Intel® MPI Library Developer Guide for Linux* OS

ID 768728
Date 10/31/2024
Public
Document Table of Contents

Troubleshooting

This section provides the troubleshooting information on typical MPI failures with corresponding output messages and behavior when a failure occurs.

If you encounter errors or failures when using the Intel® MPI Library, take the following general troubleshooting steps first:

  1. Check the Intel® MPI Library System Requirements section and the Known Issues section in the Intel® MPI Library Release Notes.
  2. Check accessibility of the hosts. Run a simple non-MPI application (for example, the hostname utility) on the problem hosts using mpirun.
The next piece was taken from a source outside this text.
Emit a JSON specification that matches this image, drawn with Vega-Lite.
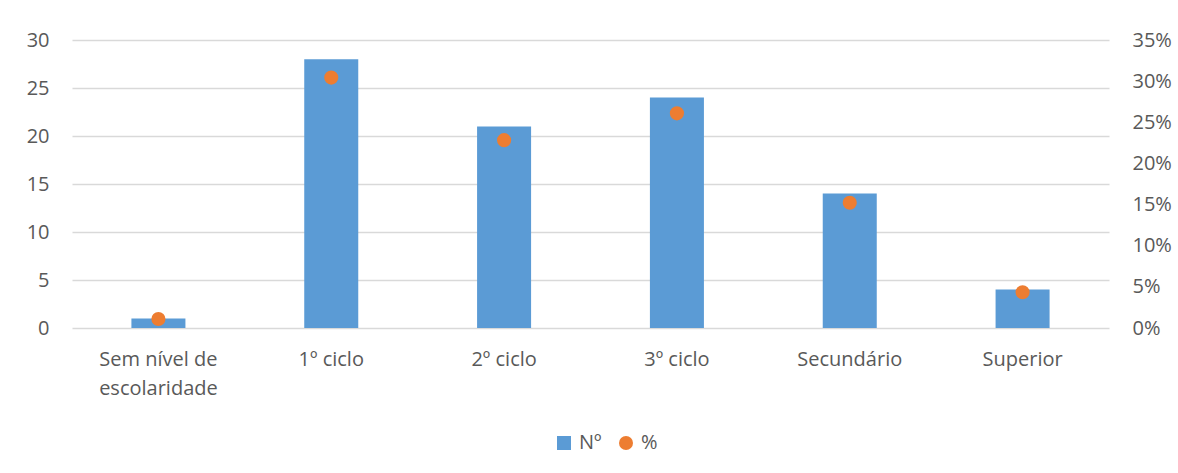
{
  "$schema": "https://vega.github.io/schema/vega-lite/v6.json",
  "width": 1037,
  "height": 288,
  "autosize": "none",
  "padding": {"left": 72, "top": 40, "right": 69, "bottom": 145},
  "background": "white",
  "config": {
    "view": {"stroke": null},
    "font": "Open Sans",
    "axis": {"labelFont": "Open Sans", "labelFontSize": 20, "labelColor": "#595959", "ticks": false, "domain": false, "title": null},
    "legend": {"labelFont": "Open Sans", "labelFontSize": 20, "labelColor": "#595959"}
  },
  "data": {
    "values": [
      {"nivel": "Sem nível de escolaridade", "n": 1, "pct": 0.0109},
      {"nivel": "1º ciclo", "n": 28, "pct": 0.3043},
      {"nivel": "2º ciclo", "n": 21, "pct": 0.2283},
      {"nivel": "3º ciclo", "n": 24, "pct": 0.2609},
      {"nivel": "Secundário", "n": 14, "pct": 0.1522},
      {"nivel": "Superior", "n": 4, "pct": 0.0435}
    ]
  },
  "encoding": {
    "x": {
      "field": "nivel",
      "type": "nominal",
      "sort": null,
      "scale": {"paddingInner": 0.6875, "paddingOuter": 0.34375},
      "axis": {
        "labelAngle": 0,
        "labelPadding": 21,
        "labelLineHeight": 29,
        "labelBaseline": "top",
        "grid": false,
        "labelExpr": "datum.value == 'Sem nível de escolaridade' ? ['Sem nível de', 'escolaridade'] : datum.value"
      }
    }
  },
  "layer": [
    {
      "mark": {"type": "bar"},
      "encoding": {
        "y": {
          "field": "n",
          "type": "quantitative",
          "scale": {"domain": [0, 30]},
          "axis": {"values": [0, 5, 10, 15, 20, 25, 30], "grid": true, "gridColor": "#D9D9D9", "gridWidth": 1.3, "labelPadding": 23}
        },
        "color": {
          "datum": "Nº",
          "scale": {"domain": ["Nº", "%"], "range": ["#5B9BD5", "#ED7D31"]},
          "legend": {
            "orient": "none",
            "direction": "horizontal",
            "title": null,
            "legendX": 482,
            "legendY": 393,
            "symbolSize": 196,
            "labelOffset": 5,
            "columnPadding": 14
          }
        }
      }
    },
    {
      "mark": {"type": "point", "filled": true, "size": 200, "opacity": 1},
      "encoding": {
        "y": {
          "field": "pct",
          "type": "quantitative",
          "scale": {"domain": [0, 0.35]},
          "axis": {"orient": "right", "values": [0, 0.05, 0.1, 0.15, 0.2, 0.25, 0.3, 0.35], "format": ".0%", "grid": false, "labelPadding": 23}
        },
        "color": {"datum": "%"},
        "shape": {
          "datum": "%",
          "scale": {"domain": ["Nº", "%"], "range": ["square", "circle"]}
        }
      }
    }
  ],
  "resolve": {"scale": {"y": "independent"}}
}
For example:
    $ mpirun -ppn 1 -n 2 -hosts node01,node02 hostname  
    node01 
    node02

    This may help reveal an environmental problem (such as the MPI remote access mechanism is not configured properly), or a connectivity problem (such as unreachable hosts).

  3. Run the MPI application with debug information enabled: set the environment variables I_MPI_DEBUG=6 and/or I_MPI_HYDRA_DEBUG=on. Increase the integer value of debug level to get more information. This action helps narrow down to the problematic component.
  4. If you have the availability, download and install the latest version of Intel MPI Library from the official product page and check if your problem persists.
  5. If the problem still persists, you can submit a ticket via the Support page, or ask experts on the community forum.